In Memoriam
Jayendra Saraswati: The Saint Destigmatised
Shankaracharya Jayendra Saraswati (1935-2018) chose a different path
V Shoba
V Shoba
28 Feb, 2018
THE BRAHMOTSAVAM at the Kamakshi Ambal temple in Kanchipuram, renovated only last year, was underway when news of the Shankaracharya’s passing fell like a bomb from the sky, crumpling a mass of devotees. With the death of the restlessly intelligent pontiff of the Kanchi Kamakoti Peetham, Acharya Jayendra Saraswati, at the age of 82 on February 28th, a sense of numbing dread has crept over the elite community of Tamil Iyers who believe the acharya to be an incarnation of Adi Shankara, the father of Advaita philosophy. In a couple of days, when they’ve said their final prayers and moved on to stand by the next Jagadguru, the 70th in a supposedly unbroken line of seers, to take over the Peetham, a boggling mix of devotees, frenemies and politicians will take stock of his life, and what it meant to them. “He was a perceptive man who always knew what to say to anyone—a naughty child, an egotistic politician, a man on the brink of a nervous breakdown,” says K Chidambaranathan, a 49-year-old businessman from Vellore who last met the acharya—reverentially referred to as periyava, the elder—a month ago to seek blessings for his daughter’s wedding. “I expected a cursory greeting. But he could see I was worried. He told me, ‘Do not think, will my darling daughter be happy? Assume happiness and make it possible’.”
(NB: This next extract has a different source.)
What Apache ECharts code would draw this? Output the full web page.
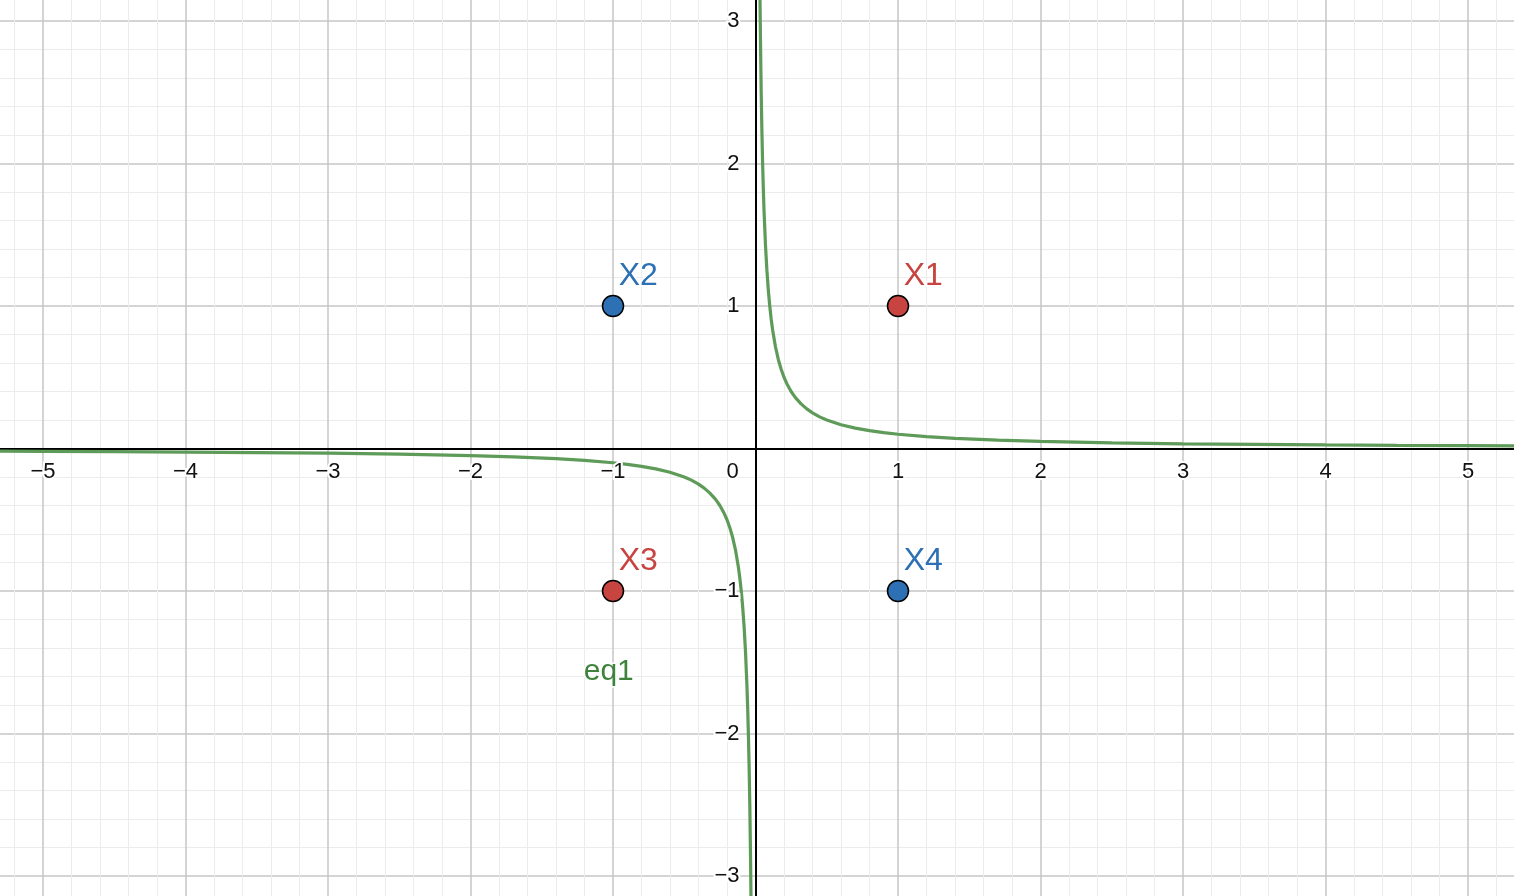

Born on July 18th, 1935, in Tiruvarur district, and chosen by Kanchi ‘Maha Periyava’ Chandrasekharendra Saraswati, the 68th pontiff, as his successor in 1954, Jayendra Saraswati had rather large shoes to fill, but he always chose his own path. Unlike other Brahmin gurus of his time, he was accessible to the common man. His pro-Hindu politics, in direct contrast to the secularist moderation of his predecessor, was moulded in the furnace of the anti-Brahmin movement in Tamil Nadu, and spread to Delhi with his offer of mediating between the stakeholders in the Ram Mandir issue. By the late-1980s, he had already become a power centre in the parallel Hindu resurgence movement in Tamil Nadu. Then, one day in 1987, he mysteriously disappeared from the math, only to be tracked down in Talacauvery, Karnataka, three days later. His return 17 days after he was assumed to have absconded was discomfiting for the math, which had already appointed another successor, but his devotees easily forgave the errant saint. The 90s saw him emerge from the shadow of the Maha Periyava and land in the thick of political action in Tamil Nadu, with the friendly AIADMK government appointing him to state-level committees and cracking down on mass conversions, and his own efforts to reach out to Dalits, whom he saw as a people in need of spiritual direction. With the coming of BJP-led governments at the Centre in the late-1990s, his sphere of influence grew wider and wider. Until the ignominy of 2004.
On Deepavali in 2004, when Jayendra Saraswati was arrested in the middle of the night from Mahbubnagar in Andhra Pradesh for his alleged involvement in the murder of A Sankararaman, the manager of the Varadaraja Perumal temple in Kanchipuram, the media asked DMK patriarch M Karunanidhi if he would have done the same as Chief Minister. “Had I been Chief Minister, the murder would not have happened at all.” Ever the quick- thinking politician, Karunanidhi had implied that he would have successfully mediated between the math and Sankararaman to put an end to the mutual animosity. The dramatic arrest of a man millions worshipped as a living god—he and 22 others including his successor Vijayendra Saraswati were acquitted in the case in 2013—was an oversize gesture by the then Chief Minister J Jayalalithaa. The DMK had been demanding action against the Peetham, but Jayalalithaa, known to be a devotee of the math, went a step further. To silence the emerging cacophony of critiques against her government, she targeted the Shankaracharya in an effort to win back the Dravidian vote, cut the Hindutva cord, and demonstrate her power over the most powerful math in Tamil Nadu. “Her arrogance did her in,” the Shankaracharya is known to have said. His own ambition proved to be his downfall, forever staining his legacy.
It is said that time makes use of men to fulfil itself. Acharya Jayendra Saraswati, then, was a man who proved useful in more ways than any pontiff of his time.